The surface of an asteroid is likely to vary significantly, from hard rock to dust, so where those anchors touch down makes a big difference. And the explorers will need to link up a network of anchors in order to move around.

"NEEMO 15 will require complex choreography between the submarines and aquanauts living and working in their undersea home," said Bill Todd, NEEMO project manager.

The NEEMO 15 mission commander is Shannon Walker, a NASA astronaut who has worked aboard the International Space Station.

Astronaut crew members include Japan Aerospace Exploration Agency astronaut Takuya Onishi and Canadian Space Agency astronaut David Saint-Jacques.

Steven Squyres, the scientific principal investigator for the Mars Exploration Rover Project, is also part of the team.

Experts from the Aquarius Underwater Laboratory, also called "America's 'Inner Space' Station," include aquanauts James Talacek and Nate Bender of the University of North Carolina, Wilmington.

The university runs the undersea lab, the only one of its kind in the world, in cooperation with the National Oceanic and Atmospheric Administration which owns it.

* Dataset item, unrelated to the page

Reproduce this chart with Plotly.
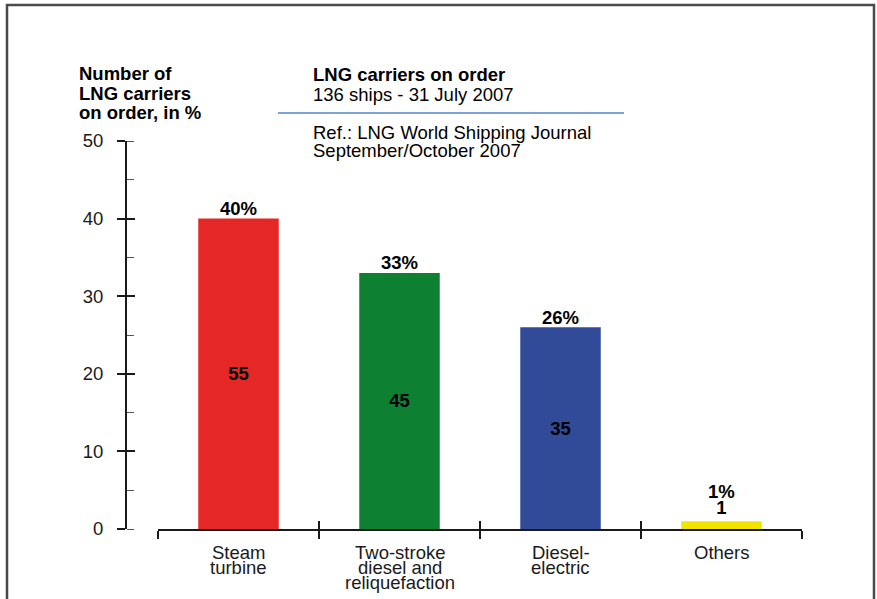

The ocean-floor outpost is located three miles (4.5 kilometers) off the coast of Key Largo, Florida, where it has provided lodging and life support systems for underwater scientists since 1993.

Veteran spacewalkers Stan Love, Richard Arnold and Mike Gernhardt, all from NASA, will take part aboard a submarine, DeepWorker, which is being used as an underwater stand-in for the deep space vehicle.

The entire team has been working since May to set the stage for the start of NEEMO 15, the first near-Earth asteroid practice mission.

NASA has been sending astronauts to the undersea lab 62 feet (19 meters) below the surface for weeks-long space training missions since 2001.